_WHAT IS ASKED_:
Filter the listing below, copying every line in which the word "Emit" appears.

_RECORD LIST_:
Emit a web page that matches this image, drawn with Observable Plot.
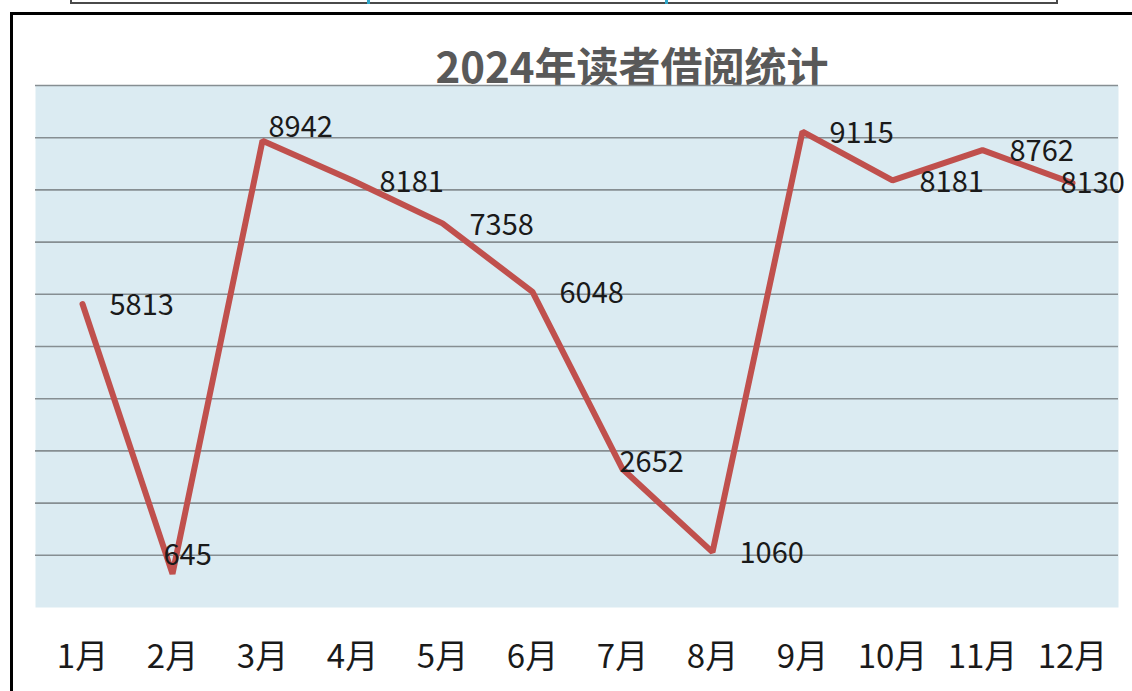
...
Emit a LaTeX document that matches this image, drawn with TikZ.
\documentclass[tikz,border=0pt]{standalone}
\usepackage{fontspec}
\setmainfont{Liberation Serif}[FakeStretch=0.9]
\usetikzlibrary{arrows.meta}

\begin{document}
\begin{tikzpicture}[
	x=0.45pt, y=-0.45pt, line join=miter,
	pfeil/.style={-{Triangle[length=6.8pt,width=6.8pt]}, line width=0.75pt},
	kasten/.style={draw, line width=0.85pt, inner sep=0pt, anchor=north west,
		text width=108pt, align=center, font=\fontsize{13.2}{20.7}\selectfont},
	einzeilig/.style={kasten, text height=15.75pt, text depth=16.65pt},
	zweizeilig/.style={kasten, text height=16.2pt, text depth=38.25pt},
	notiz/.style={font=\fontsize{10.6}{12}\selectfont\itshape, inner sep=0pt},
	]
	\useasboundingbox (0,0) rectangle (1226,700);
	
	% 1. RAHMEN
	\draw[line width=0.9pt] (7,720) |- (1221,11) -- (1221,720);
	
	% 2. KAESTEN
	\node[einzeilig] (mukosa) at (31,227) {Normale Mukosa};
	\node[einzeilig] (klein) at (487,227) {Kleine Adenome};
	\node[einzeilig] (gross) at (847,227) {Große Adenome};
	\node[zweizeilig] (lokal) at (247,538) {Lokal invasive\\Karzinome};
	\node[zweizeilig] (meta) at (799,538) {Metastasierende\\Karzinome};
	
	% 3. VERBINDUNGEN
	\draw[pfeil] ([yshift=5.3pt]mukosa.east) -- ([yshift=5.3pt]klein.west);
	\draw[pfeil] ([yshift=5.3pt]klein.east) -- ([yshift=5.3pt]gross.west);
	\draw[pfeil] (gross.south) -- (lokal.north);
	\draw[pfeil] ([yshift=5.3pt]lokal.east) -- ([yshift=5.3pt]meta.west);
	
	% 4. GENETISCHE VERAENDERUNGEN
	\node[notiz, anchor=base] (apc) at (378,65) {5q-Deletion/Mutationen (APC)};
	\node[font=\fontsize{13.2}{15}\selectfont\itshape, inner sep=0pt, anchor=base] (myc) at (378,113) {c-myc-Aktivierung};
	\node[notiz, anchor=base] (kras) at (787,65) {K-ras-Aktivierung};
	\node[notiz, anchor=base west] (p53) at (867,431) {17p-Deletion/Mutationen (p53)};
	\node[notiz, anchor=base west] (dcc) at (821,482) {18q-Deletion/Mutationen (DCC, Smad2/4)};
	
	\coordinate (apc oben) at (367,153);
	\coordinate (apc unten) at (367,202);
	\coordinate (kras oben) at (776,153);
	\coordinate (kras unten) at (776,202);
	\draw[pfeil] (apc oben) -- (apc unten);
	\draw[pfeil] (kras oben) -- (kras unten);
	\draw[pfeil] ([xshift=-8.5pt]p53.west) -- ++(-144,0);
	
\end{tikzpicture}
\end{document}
--
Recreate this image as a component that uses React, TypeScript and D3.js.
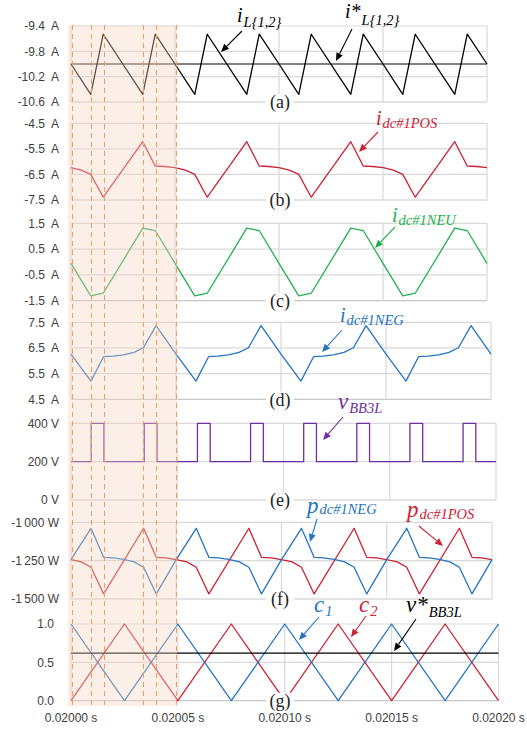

_REPLY TO THE EXERCISE_:
Emit a web page that matches this image, drawn with Observable Plot.
Emit a LaTeX document that matches this image, drawn with TikZ.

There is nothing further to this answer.